12/18/2007

108 Days to Opening Day 2008

Opening Day 2008 for the Timber Rattlers is April 3. That is 108 days from today. This off-season, the countdown will be based on books. Each day between now and Opening Day 2008, I will pick a random book out of my library and excerpt a passage off the page number corresponding with the number of days remaining to the first pitch of the new season. I will try not to repeat a book during the countdown.

Today’s excerpt is from Caesar: A Biography by Christian Meier. This excerpt has to do with the education of Caesar as a young man.

Soon after this Caesar went to Rhodes to study rhetoric under the celebrated Apollonios Molon.
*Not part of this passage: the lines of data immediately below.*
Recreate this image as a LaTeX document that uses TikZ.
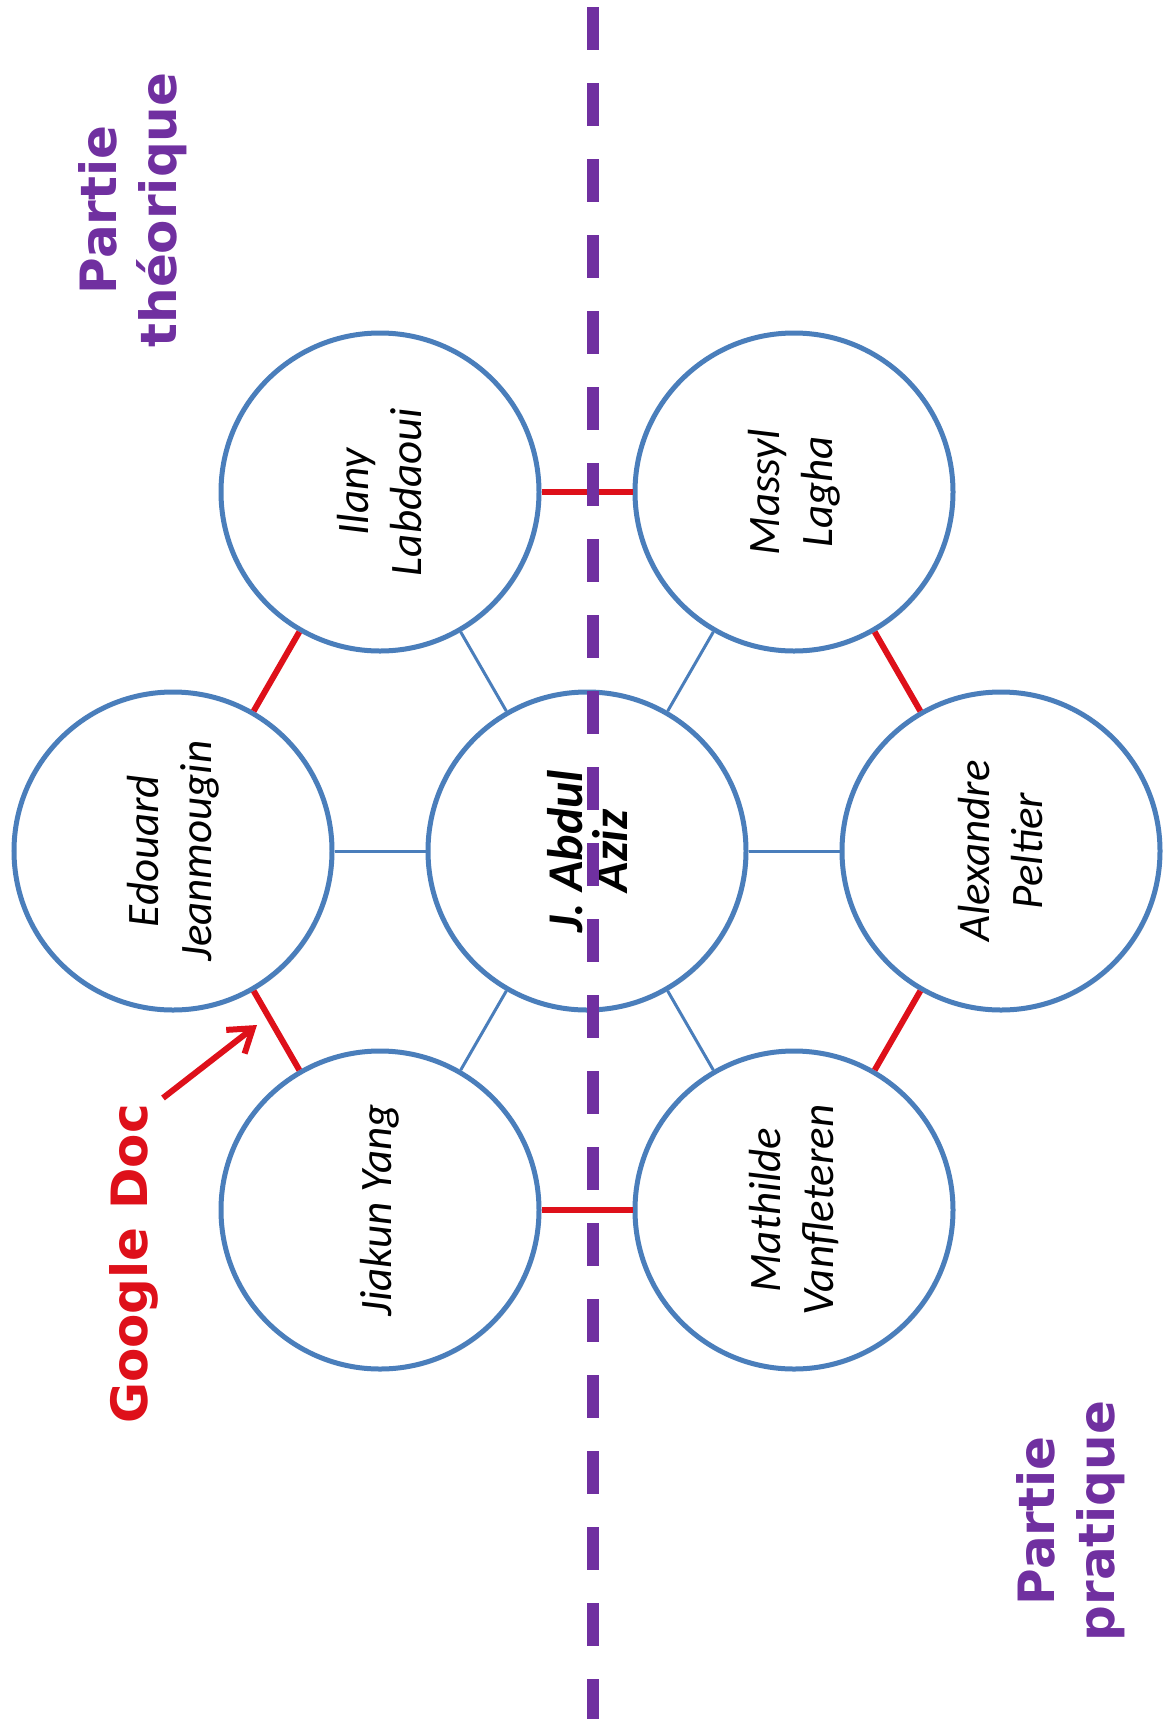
\documentclass[tikz,border=0pt]{standalone}
\usepackage{fontspec}
\usetikzlibrary{arrows.meta,shadows}
\newfontfamily\namefont{Carlito}
\newfontfamily\titlefont{DejaVu Sans}
\definecolor{cblue}{RGB}{74,126,187}
\definecolor{cred}{RGB}{222,16,26}
\definecolor{cpurple}{RGB}{112,48,160}
\tikzset{
  person/.style={circle, draw=cblue, line width=5bp, fill=white,
    minimum size=318bp, inner sep=0pt, align=center, rotate=90,
    font=\namefont\itshape\fontsize{45bp}{53bp}\selectfont,
    drop shadow={opacity=0.25, shadow xshift=2bp, shadow yshift=-2bp}},
  hub/.style={person, font=\namefont\bfseries\itshape\fontsize{50bp}{45bp}\selectfont},
  spoke/.style={draw=cblue, line width=3bp},
  ring/.style={draw=cred, line width=6bp},
  title/.style={rotate=90, align=center, text=cpurple,
    font=\titlefont\bfseries\fontsize{50bp}{60bp}\selectfont},
  divider/.style={draw=cpurple, line width=12bp, dash pattern=on 43bp off 33bp}
}
\begin{document}
\begin{tikzpicture}[x=1bp, y=-1bp]
\fill[white] (0,0) rectangle (1165,1719);
\useasboundingbox (0,0) rectangle (1165,1719);

% connectors first (behind circles)
\coordinate (pc) at (587,851);
\coordinate (ped) at (173,851);
\coordinate (pal) at (1001,851);
\coordinate (pil) at (380,492);
\coordinate (pma) at (794,492);
\coordinate (pji) at (380,1210);
\coordinate (pmt) at (794,1210);

\node[hub] (c) at (pc) {J. Abdul\\Aziz};
\node[person] (ed) at (ped) {Edouard\\Jeanmougin};
\node[person] (al) at (pal) {Alexandre\\Peltier};
\node[person] (il) at (pil) {Ilany\\Labdaoui};
\node[person] (ma) at (pma) {Massyl\\Lagha};
\node[person] (ji) at (pji) {Jiakun Yang};
\node[person] (mt) at (pmt) {Mathilde\\Vanfleteren};

\foreach \n in {ed,al,il,ma,ji,mt}{
  \draw[spoke] (c) -- (\n);
}
\draw[ring] (ed) -- (il);
\draw[ring] (il) -- (ma);
\draw[ring] (ma) -- (al);
\draw[ring] (al) -- (mt);
\draw[ring] (mt) -- (ji);
\draw[ring] (ji) -- (ed);

\node[title] (theo) at (133,210) {Partie\\théorique};
\node[title] (prat) at (1071,1521) {Partie\\pratique};
\node[title, text=cred] (gdoc) at (134,1264) {Google Doc};

\coordinate (atail) at (163,1098);
\coordinate (atip) at (257,1025);
\draw[draw=cred, line width=6bp, -{Straight Barb[length=22bp,width=30bp,line width=6bp]}] (atail) -- (atip);

\coordinate (dtop) at (593,7);
\coordinate (dbot) at (593,1719);
\draw[divider] (dtop) -- (dbot);
\end{tikzpicture}
\end{document}
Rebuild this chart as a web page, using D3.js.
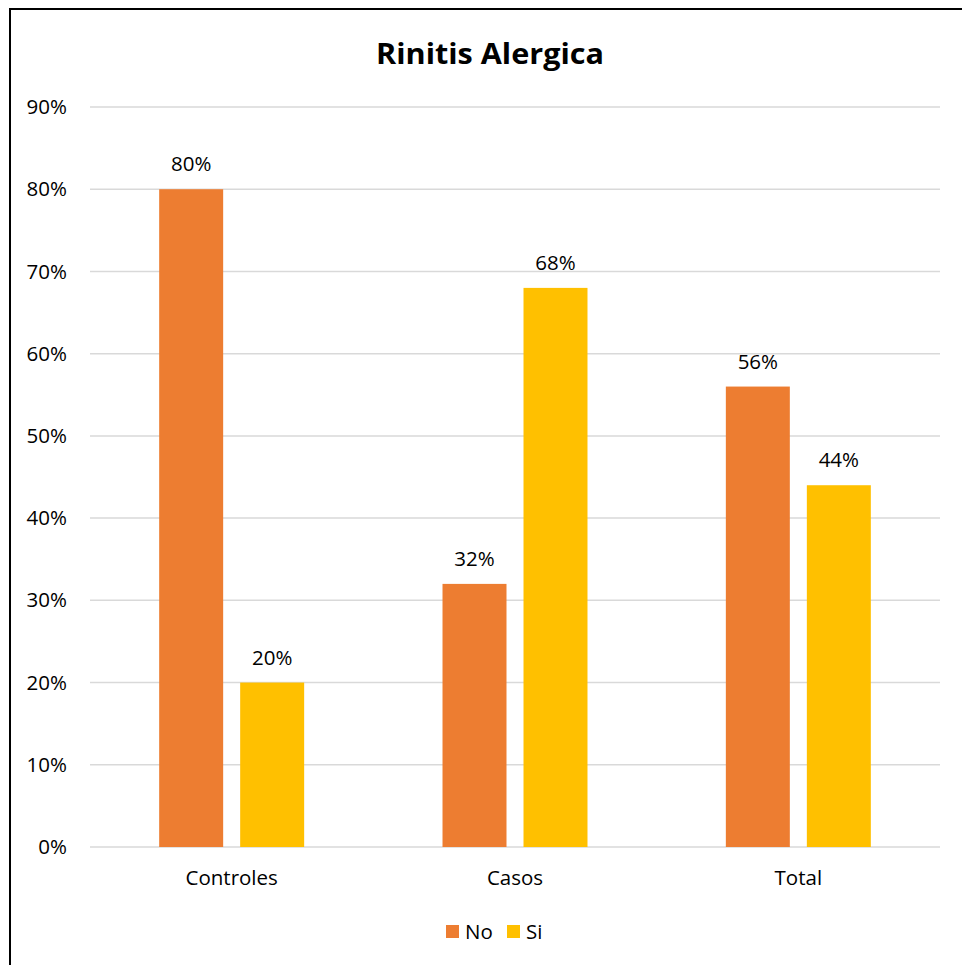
<!DOCTYPE html>
<html>
<head>
<meta charset="utf-8">
<script src="https://cdn.jsdelivr.net/npm/d3@7"></script>
<style>
  html, body { margin: 0; padding: 0; background: #fff; }
  svg { display: block; font-family: "Open Sans", sans-serif; }
</style>
</head>
<body>
<script>
// Rinitis alérgica: proporción No / Si por grupo
const categories = ["Controles", "Casos", "Total"];
const seriesNames = ["No", "Si"];
const noValues = [0.80, 0.32, 0.56];
const siValues = [0.20, 0.68, 0.44];
const yTicks = [0, 0.1, 0.2, 0.3, 0.4, 0.5, 0.6, 0.7, 0.8, 0.9];
const colors = ["#ED7D31", "#FFC000"];

const W = 962, H = 965;
const FONT = "'Open Sans', sans-serif";
const FS = 20.5;
const svg = d3.select("body").append("svg").attr("width", W).attr("height", H);

// outer chart frame
svg.append("rect")
  .attr("x", 10).attr("y", 9).attr("width", W + 20).attr("height", H + 20)
  .attr("fill", "#fff").attr("stroke", "#000").attr("stroke-width", 2);

const plot = { left: 90, right: 940, top: 107, bottom: 847 };

const x = d3.scaleBand().domain(categories).range([plot.left, plot.right]);
const x1 = d3.scaleBand().domain(seriesNames).range([0, x.bandwidth()])
  .paddingInner(0.21).paddingOuter(0.854);
const y = d3.scaleLinear().domain([0, 0.9]).range([plot.bottom, plot.top]);

// gridlines
svg.append("g").selectAll("line").data(yTicks).join("line")
  .attr("x1", plot.left).attr("x2", plot.right)
  .attr("y1", d => y(d)).attr("y2", d => y(d))
  .attr("stroke", "#D9D9D9").attr("stroke-width", 1.5);

// y axis labels
const yAxis = d3.axisLeft(y).tickValues(yTicks).tickFormat(d3.format(".0%")).tickSize(0).tickPadding(0);
const gy = svg.append("g").attr("transform", `translate(67,0)`).call(yAxis);
gy.select(".domain").remove();
gy.selectAll("text").attr("font-size", FS).attr("fill", "#000").attr("font-family", FONT);

// x axis labels
const xAxis = d3.axisBottom(x).tickSize(0).tickPadding(0);
const gx = svg.append("g").attr("transform", `translate(0,${plot.bottom + 23})`).call(xAxis);
gx.select(".domain").remove();
gx.selectAll("text").attr("font-size", FS).attr("fill", "#000").attr("font-family", FONT);

const rows = categories.map((c, i) => ({ cat: c, values: [noValues[i], siValues[i]] }));

const groups = svg.append("g").selectAll("g").data(rows).join("g")
  .attr("transform", d => `translate(${x(d.cat)},0)`);

groups.selectAll("rect").data(d => d.values.map((v, j) => ({ key: seriesNames[j], v, j })))
  .join("rect")
  .attr("x", d => x1(d.key))
  .attr("width", x1.bandwidth())
  .attr("y", d => y(d.v))
  .attr("height", d => y(0) - y(d.v))
  .attr("fill", d => colors[d.j]);

groups.selectAll("text.val").data(d => d.values.map((v, j) => ({ key: seriesNames[j], v })))
  .join("text").attr("class", "val")
  .attr("x", d => x1(d.key) + x1.bandwidth() / 2)
  .attr("y", d => y(d.v) - 18)
  .attr("text-anchor", "middle")
  .attr("font-size", FS)
  .attr("fill", "#000")
  .text(d => d3.format(".0%")(d.v));

// title
svg.append("text")
  .attr("x", 490).attr("y", 64)
  .attr("text-anchor", "middle")
  .attr("font-size", 28).attr("font-weight", "bold")
  .attr("fill", "#000")
  .attr("textLength", 228).attr("lengthAdjust", "spacingAndGlyphs")
  .text("Rinitis Alergica");

// legend
const legend = svg.append("g");
const legendItems = [{ name: "No", x: 446 }, { name: "Si", x: 507 }];
legendItems.forEach((it, i) => {
  legend.append("rect").attr("x", it.x).attr("y", 925).attr("width", 13).attr("height", 13).attr("fill", colors[i]);
  legend.append("text").attr("x", it.x + 19).attr("y", 939).attr("font-size", FS).attr("fill", "#000").text(it.name);
});
</script>
</body>
</html>
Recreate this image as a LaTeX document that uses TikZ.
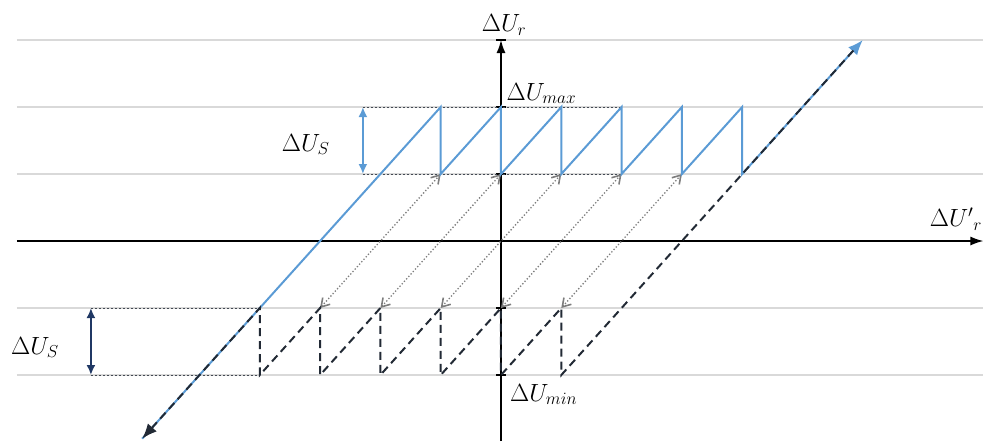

He is said to have gone there not only to pursue his studies, but to avoid certain charges arising from his prosecution of Dolabella. It was not yet common to study in Greece. But Caesar attached particular importance to rhetoric, culture and style. Apollonios Molon was highly esteemed. When he had gone from Rhodes to Rome as ambassador in 81, he was the first person to be allowed to address the Senate in Greek. Cicero had studied under him in 78/77 and owed much to his teaching. But it is questionable whether all this would have been enough to draw Caesar away for any length of time from the political career to which he was so committed. Moreover, although such charges were common, was it not inevitable, when the restoration seemed so precarious, that the leading senators, and public opinion generally, should construe Caesar’s prosecution of prominent Sullans as an act of anti-Sullan policy? And had he really taken much trouble to conceal this aspect of his attack on the corrupt grandees. Another reason why Caesar may have gone into voluntary exile at this time becomes clear from the later course of his career.

Put today’s excerpt in a baseball context.